Kernel Rating (out of 5):
MPAA Rating: PG Length: 92 minutes
Age Appropriate For: 10+. This film based on the popular children’s book series is about an artistic middle school student who chafes under the many rules of his new school and who decides to wage a war against his new principal. Recurring animation sequences that include characters drawn as zombies; some bullying; some rule-breaking involved with pulling off the pranks; a crush between two teenagers; some kissing; some rude jokes and bathroom humor; and the mention of a character who passed away.
‘Middle School: The Worst Years of My Life’ attempts to channel the subversive cool of ‘Ferris Bueller’s Day Off’ in its story about a teenage boy bucking against the rules of his middle school. There are some good character relationships and amusing jokes here, but the film tries a bit too hard.
By Roxana Hadadi
Like a cross between “Diary of a Wimpy Kid” and “Ferris Bueller’s Day Off,” “Middle School: The Worst Years of My Life” tells the story of a creative, misunderstood kid who chafes under the stringent rules of his authoritarian principal. After deciding to fight back in the form of pranks, he learns that he didn’t know the adults around him—or himself—as well as he thought he did.
That’s a pretty generalized synopsis of “Middle School,” but the film would have done better if it had streamlined in such a way—it’s the movie’s numerous subplots and overstuffed narrative that are its undoing. At only 92 minutes, the film careens between plot points, and its tonal inconsistencies make for long stretches of time where you won’t laugh at all—not ideal for a movie presenting itself as a tween comedy.
Based on the first in a series of young-adult books by James Patterson, the film focuses on Rafe Khatchadorian (Griffin Gluck), a middle schooler who has bounced around various schools and is in danger of going to a military academy if he doesn’t shape up. When he lands at Hills Village Middle School, the place seems beautiful—clean, pristine, seemingly untouched by the hands of any young prankster—and he’s immediately turned off by the antics of Principal Dwight (Andy Daly, of “Big Miracle”) and his enforcer Ida Stricker (Retta), who prioritize standardized testing and rules instead of student creativity.

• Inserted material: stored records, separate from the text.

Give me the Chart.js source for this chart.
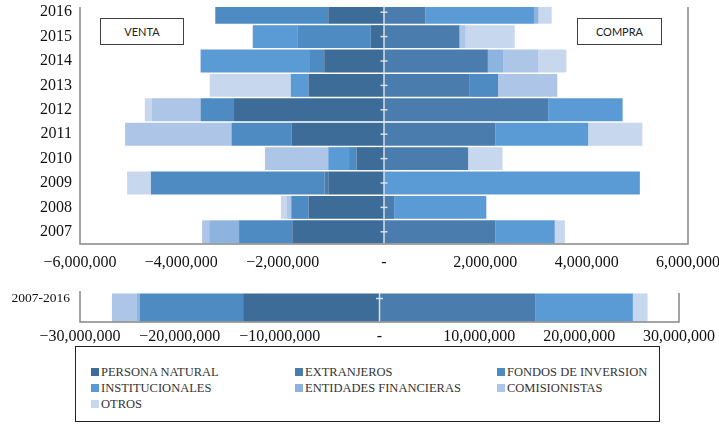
<!DOCTYPE html>
<html>
<head>
<meta charset="utf-8">
<script src="https://cdn.jsdelivr.net/npm/chart.js@4/dist/chart.umd.min.js"></script>
<style>
  html,body{margin:0;padding:0;background:#fff;}
  body{width:719px;height:424px;overflow:hidden;position:relative;font-family:"Liberation Serif","Times New Roman",serif;}
  #c1{position:absolute;left:0;top:0;}
  #c2{position:absolute;left:0;top:285px;}
  .tb{position:absolute;box-sizing:border-box;border:1.5px solid #3f3f3f;background:#fff;
      font-family:Lato,"Liberation Sans",sans-serif;font-size:11px;color:#222;
      display:flex;align-items:center;justify-content:center;}
  #legendBox{position:absolute;left:75px;top:346px;width:585px;height:76px;box-sizing:border-box;border:1.5px solid #222;}
  .li{position:absolute;height:14px;line-height:14px;font-size:12.5px;color:#333;white-space:nowrap;}
  .sw{display:inline-block;width:8px;height:8px;margin-right:2px;vertical-align:0px;}
</style>
</head>
<body>
<canvas id="c1" width="760" height="280"></canvas>
<canvas id="c2" width="760" height="60"></canvas>
<div class="tb" style="left:100px;top:18px;width:84px;height:27px;">VENTA</div>
<div class="tb" style="left:577px;top:18px;width:85px;height:27px;">COMPRA</div>
<div id="legendBox"></div>
<div id="legend"></div>
<script>
// ---------------- DATA ----------------
const YEARS = ['2016','2015','2014','2013','2012','2011','2010','2009','2008','2007'];
const SERIES = ['PERSONA NATURAL','EXTRANJEROS','FONDOS DE INVERSION','INSTITUCIONALES','ENTIDADES FINANCIERAS','COMISIONISTAS','OTROS'];
const COLORS = ['#3E6C98','#4A7DAE','#4F8BC3','#5A9BD5','#8DB3DF','#ADC5E6','#C6D7EE'];

// net position per year (negative = VENTA, positive = COMPRA)
const personaNatural       = [-1100000, -260000,-1180000,-1490000,-2960000,-1820000, -540000,-1100000,-1490000,-1810000];
const extranjeros          = [  820000, 1490000, 2050000, 1680000, 3240000, 2200000, 1660000,  -70000,  200000, 2200000];
const fondosInversion      = [-2230000,-1440000, -280000,  570000, -660000,-1190000, -150000,-3430000, -340000,-1050000];
const institucionales      = [ 2140000, -890000,-2160000, -350000, 1470000, 1830000, -410000, 5050000, 1820000, 1170000];
const entidadesFinancieras = [   90000,    null,  300000,    null,    null,    null,    null,    null,    null, -590000];
const comisionistas        = [    null,  120000,  700000, 1170000, -960000,-2100000,-1250000,    null,  -85000, -140000];
const otros                = [  260000,  970000,  550000,-1600000, -140000, 1070000,  680000, -470000, -120000,  200000];

const PERIOD = ['2007-2016'];
const periodTotals = [-13660000, 15640000, -10350000, 9740000, -290000, -2500000, 1470000];

const TOP_TICKS = {min:-6000000, max:6000000, step:2000000};
const BOTTOM_TICKS = {min:-30000000, max:30000000, step:10000000};

const yearly = [personaNatural, extranjeros, fondosInversion, institucionales, entidadesFinancieras, comisionistas, otros];

// ---------------- HELPERS ----------------
Chart.defaults.font.family = 'Liberation Serif';
const fmt = v => v === 0 ? '-' : (v < 0 ? '\u2212' : '') + Math.abs(v).toLocaleString('en-US');
const FONT = {family:'Liberation Serif', size:16};

function framePlugin(o){
  return {
    id:'frame'+o.id,
    afterDatasetsDraw(chart){
      const {ctx, chartArea:a, scales} = chart;
      const x0 = scales.x.getPixelForValue(0);
      ctx.save();
      ctx.strokeStyle = 'rgba(222,228,236,0.95)';
      ctx.lineWidth = 1.5;
      ctx.beginPath(); ctx.moveTo(x0, a.top + o.topCut); ctx.lineTo(x0, a.bottom); ctx.stroke();
      scales.y.ticks.forEach((t,i)=>{
        const y = scales.y.getPixelForValue(i) + o.tickShift;
        ctx.beginPath(); ctx.moveTo(x0-3.5, y); ctx.lineTo(x0+3.5, y); ctx.stroke();
      });
      ctx.strokeStyle = '#868686';
      ctx.lineWidth = 1.5;
      ctx.beginPath();
      ctx.moveTo(a.left, a.top + o.topCut - o.leftExtra);
      ctx.lineTo(a.left, a.bottom);
      ctx.lineTo(a.right, a.bottom);
      ctx.lineTo(a.right, a.top + o.topCut);
      ctx.stroke();
      ctx.restore();
    }
  };
}

function makeChart(canvas, labels, datasets, ticksCfg, cfg){
  return new Chart(canvas, {
    type:'bar',
    data:{labels, datasets},
    options:{
      indexAxis:'y',
      responsive:false,
      animation:false,
      devicePixelRatio:1,
      layout:{padding:{left:0, top:cfg.padTop, right:760-cfg.right, bottom:0}},
      plugins:{legend:{display:false}, tooltip:{enabled:false}},
      datasets:{bar:{categoryPercentage:cfg.catPct, barPercentage:1, borderWidth:0,
        clip:{left:0, top:-cfg.topCut, right:0, bottom:0}}},
      scales:{
        x:{
          stacked:true, min:ticksCfg.min, max:ticksCfg.max,
          grid:{display:false, drawTicks:false}, border:{display:false},
          ticks:{stepSize:ticksCfg.step, callback:v=>fmt(v), font:FONT, color:'#111', padding:cfg.xPad, maxRotation:0, autoSkip:false},
          afterFit(s){ s.height = cfg.xH; s.paddingLeft = 0; s.paddingRight = 0; }
        },
        y:{
          stacked:true,
          grid:{display:false, drawTicks:false}, border:{display:false},
          ticks:{font:cfg.yFont, color:'#111', padding:cfg.yPad, labelOffset:cfg.labelOffset||0},
          afterFit(s){ s.width = 80; s.paddingTop = 0; s.paddingBottom = 0; }
        }
      }
    },
    plugins:[framePlugin({id:cfg.id, topCut:cfg.topCut, tickShift:cfg.tickShift||0, leftExtra:cfg.leftExtra||0})]
  });
}

// ---------------- TOP CHART ----------------
makeChart(document.getElementById('c1'), YEARS,
  SERIES.map((name,i)=>({label:name, data:yearly[i], backgroundColor:COLORS[i]})),
  TOP_TICKS,
  {id:1, padTop:0, right:688, catPct:0.94, topCut:7, xH:36, xPad:9, yPad:8, yFont:FONT});

// ---------------- BOTTOM CHART ----------------
makeChart(document.getElementById('c2'), PERIOD,
  SERIES.map((name,i)=>({label:name, data:[periodTotals[i]], backgroundColor:COLORS[i]})),
  BOTTOM_TICKS,
  {id:2, padTop:8, right:679, catPct:0.97, topCut:0, xH:23, xPad:5, yPad:10,
   yFont:{family:'Liberation Serif', size:13.5}, labelOffset:-9, tickShift:-9, leftExtra:2});

// ---------------- LEGEND ----------------
const colX = [91, 295, 497];
const rowY = [372, 388, 404];
const legend = document.getElementById('legend');
SERIES.forEach((name,i)=>{
  const d = document.createElement('div');
  d.className = 'li';
  d.style.left = colX[i%3] + 'px';
  d.style.top = (rowY[Math.floor(i/3)] - 7) + 'px';
  d.innerHTML = '<span class="sw" style="background:'+COLORS[i]+'"></span>' + name;
  legend.appendChild(d);
});
</script>
</body>
</html>
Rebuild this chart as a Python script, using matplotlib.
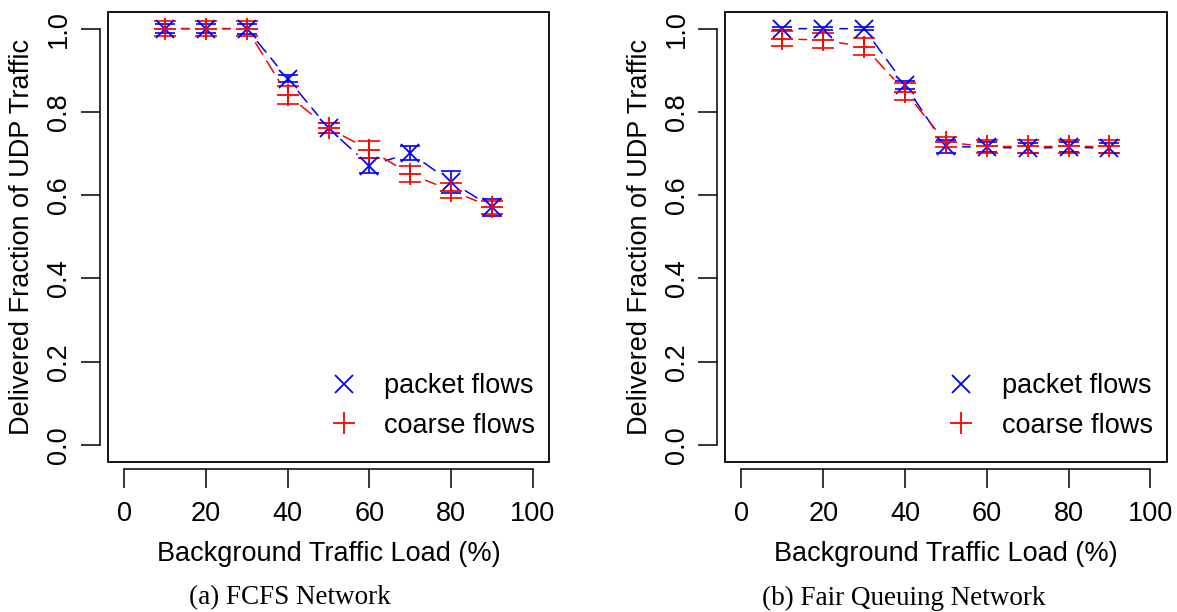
import matplotlib.pyplot as plt
from matplotlib.patches import Rectangle
from matplotlib.lines import Line2D

plt.rcParams['font.family'] = ['Liberation Sans', 'DejaVu Sans']

load = [10, 20, 30, 40, 50, 60, 70, 80, 90]

# (a) FCFS network
fcfs_packet = [1.0, 1.0, 1.0, 0.880, 0.761, 0.671, 0.701, 0.632, 0.571]
fcfs_packet_err = [0.010, 0.010, 0.012, 0.008, 0.012, 0.018, 0.017, 0.026, 0.020]
fcfs_coarse = [1.0, 1.0, 1.0, 0.841, 0.761, 0.709, 0.651, 0.611, 0.571]
fcfs_coarse_err = [0.018, 0.018, 0.018, 0.022, 0.012, 0.020, 0.020, 0.018, 0.015]

# (b) Fair queuing network
fq_packet = [1.0, 1.0, 1.0, 0.865, 0.717, 0.715, 0.713, 0.715, 0.713]
fq_packet_err = [0.004, 0.004, 0.004, 0.010, 0.015, 0.012, 0.012, 0.012, 0.012]
fq_coarse = [0.976, 0.972, 0.957, 0.849, 0.727, 0.717, 0.717, 0.717, 0.717]
fq_coarse_err = [0.018, 0.018, 0.020, 0.020, 0.012, 0.015, 0.015, 0.015, 0.015]

captions = ['(a) FCFS Network', '(b) Fair Queuing Network']
labels = ['packet flows', 'coarse flows']

fig = plt.figure(figsize=(11.77, 6.12), dpi=100)
ax1 = fig.add_axes([0.0915, 0.2456, 0.3752, 0.7348])
ax2 = fig.add_axes([0.616, 0.2456, 0.3753, 0.7348])

FS = 19.5


def connect(ax, xs, ys, color, dash):
    # R type="b": segments with a gap around each point
    for i in range(len(xs) - 1):
        ax.annotate('', xy=(xs[i + 1], ys[i + 1]), xytext=(xs[i], ys[i]),
                    arrowprops=dict(arrowstyle='-', color=color, lw=1.1,
                                    linestyle=dash, shrinkA=12, shrinkB=12))


def panel(ax, packet, packet_err, coarse, coarse_err):
    connect(ax, load, packet, 'blue', (0, (9, 5)))
    connect(ax, load, coarse, 'red', (0, (9, 5)))
    ax.errorbar(load, packet, yerr=packet_err, fmt='none', ecolor='blue',
                elinewidth=1.2, capsize=7, capthick=1.2)
    ax.errorbar(load, coarse, yerr=coarse_err, fmt='none', ecolor='red',
                elinewidth=1.2, capsize=8, capthick=1.2)
    ax.plot(load, packet, 'x', color='blue', ms=12.5, mew=1.3, linestyle='none')
    ax.plot(load, coarse, '+', color='red', ms=16, mew=1.3, linestyle='none')

    ax.set_xlim(-4, 104)
    ax.set_ylim(-0.04, 1.04)
    ax.set_xticks(range(0, 101, 20))
    ax.set_yticks([0.0, 0.2, 0.4, 0.6, 0.8, 1.0])
    ax.set_yticklabels(['0.0', '0.2', '0.4', '0.6', '0.8', '1.0'])

    # detached R-style axes plus a full box
    for s in ['top', 'right']:
        ax.spines[s].set_visible(False)
    ax.spines['left'].set_position(('outward', 5.5))
    ax.spines['bottom'].set_position(('outward', 5.5))
    ax.spines['left'].set_bounds(0, 1)
    ax.spines['bottom'].set_bounds(0, 100)
    for s in ['left', 'bottom']:
        ax.spines[s].set_linewidth(1.1)
    ax.add_patch(Rectangle((0, 0), 1, 1, transform=ax.transAxes, fill=False,
                           lw=1.3, ec='black', clip_on=False, zorder=5))

    ax.tick_params(axis='both', length=14, width=1.1, labelsize=FS)
    ax.tick_params(axis='x', pad=9)
    ax.tick_params(axis='y', pad=6, labelrotation=90)
    for t in ax.get_yticklabels():
        t.set_va('center')

    ax.set_xlabel('Background Traffic Load (%)', fontsize=FS, labelpad=10)
    ax.set_ylabel('Delivered Fraction of UDP Traffic', fontsize=FS, labelpad=8)

    handles = [Line2D([], [], marker='x', color='blue', ms=12.5, mew=1.3, ls='none'),
               Line2D([], [], marker='+', color='red', ms=16, mew=1.3, ls='none')]
    ax.legend(handles, labels, loc='lower right', bbox_to_anchor=(1.023, -0.003),
              frameon=False, fontsize=FS, handletextpad=0.68, labelspacing=0.5,
              handlelength=1.6)


panel(ax1, fcfs_packet, fcfs_packet_err, fcfs_coarse, fcfs_coarse_err)
panel(ax2, fq_packet, fq_packet_err, fq_coarse, fq_coarse_err)

fig.text(290 / 1177, 1 - 598 / 612, captions[0], ha='center', va='center',
         fontsize=19.5, family='Liberation Serif')
fig.text(904 / 1177, 1 - 598 / 612, captions[1], ha='center', va='center',
         fontsize=19.5, family='Liberation Serif')

fig.savefig('out.png', dpi=100)
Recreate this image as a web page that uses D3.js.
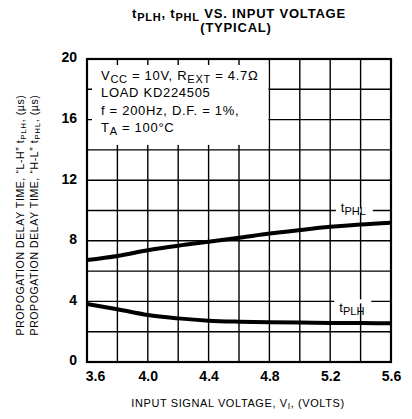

Maybe Rafe could have stuck it out, but things take an awful turn when Rafe’s sketchbook—where he draws his experiences and understandings of things, and from which animated sequences are pulled for the movie—is involved in a school assembly, disrupting Principal Dwight’s ruminations on their testing schedule. And when Rafe’s sketchbook is destroyed in retaliation, he vows to get revenge against the principal, teaming up with friend Leo (Thomas Barbusca) and crush Jeannie Galleta (Isabela Moner) to do so.
What follows is an increasing war between the two sides, with Rafe and Co. dreaming up elaborate pranks involving an office wallpapered with sticky notes, paint in the school’s water system, and manure on Principal Dwight. But will Rafe go too far and end up sent to a military academy to finish out middle school—the worst years of his life?
Although “Middle School” leans a bit too hard on current pop-culture references to reach its target audience—like when hipster teacher Mr. Teller (Adam Pally, of “Iron Man 3”), sympathetic to Rafe’s challenges, compares the process of collaboration to a mixtape between the rappers Drake and Future—it does well with its casting choices. Gluck doesn’t have the easy, boundless charm that Matthew Broderick did in this film’s spiritual predecessor “Ferris Bueller’s Day Off,” but he has sweet, obviously affectionate relationships with his mother Jules (Lauren Graham, of “Max”) and his younger sister Georgia (Alexa Nisenson). They work well together as a family unit, and the film’s messages about family loyalty and love are good ones.
It’s frustrating, then, that the film saddles another subplot to the family angle, with Rafe also butting heads with Jules’s boyfriend, Carl (Rob Riggle, of “My Big Fat Greek Wedding 2”), a verbally abusive jerk who has zero interest in either Rafe or Georgia. Rafe’s rants about Carl, whom he nicknames Bear, in his sketchbook are another point of conflict, but the film didn’t need it. There was enough going on with the school-uprising narrative without inserting Riggle’s amusing-but-ultimately-irritating bullying into the home scenes, too.
That kind of unevenness is what makes “Middle School: The Worst Years of My Life” enjoyable but not immediately memorable. The animation sequences are effectively done and the casting is on point, but the overstuffed storylines weigh on the film’s pacing and humor. “Middle School” will speak to kids in those “worst years,” but a more streamlined film could have provided a better conversation.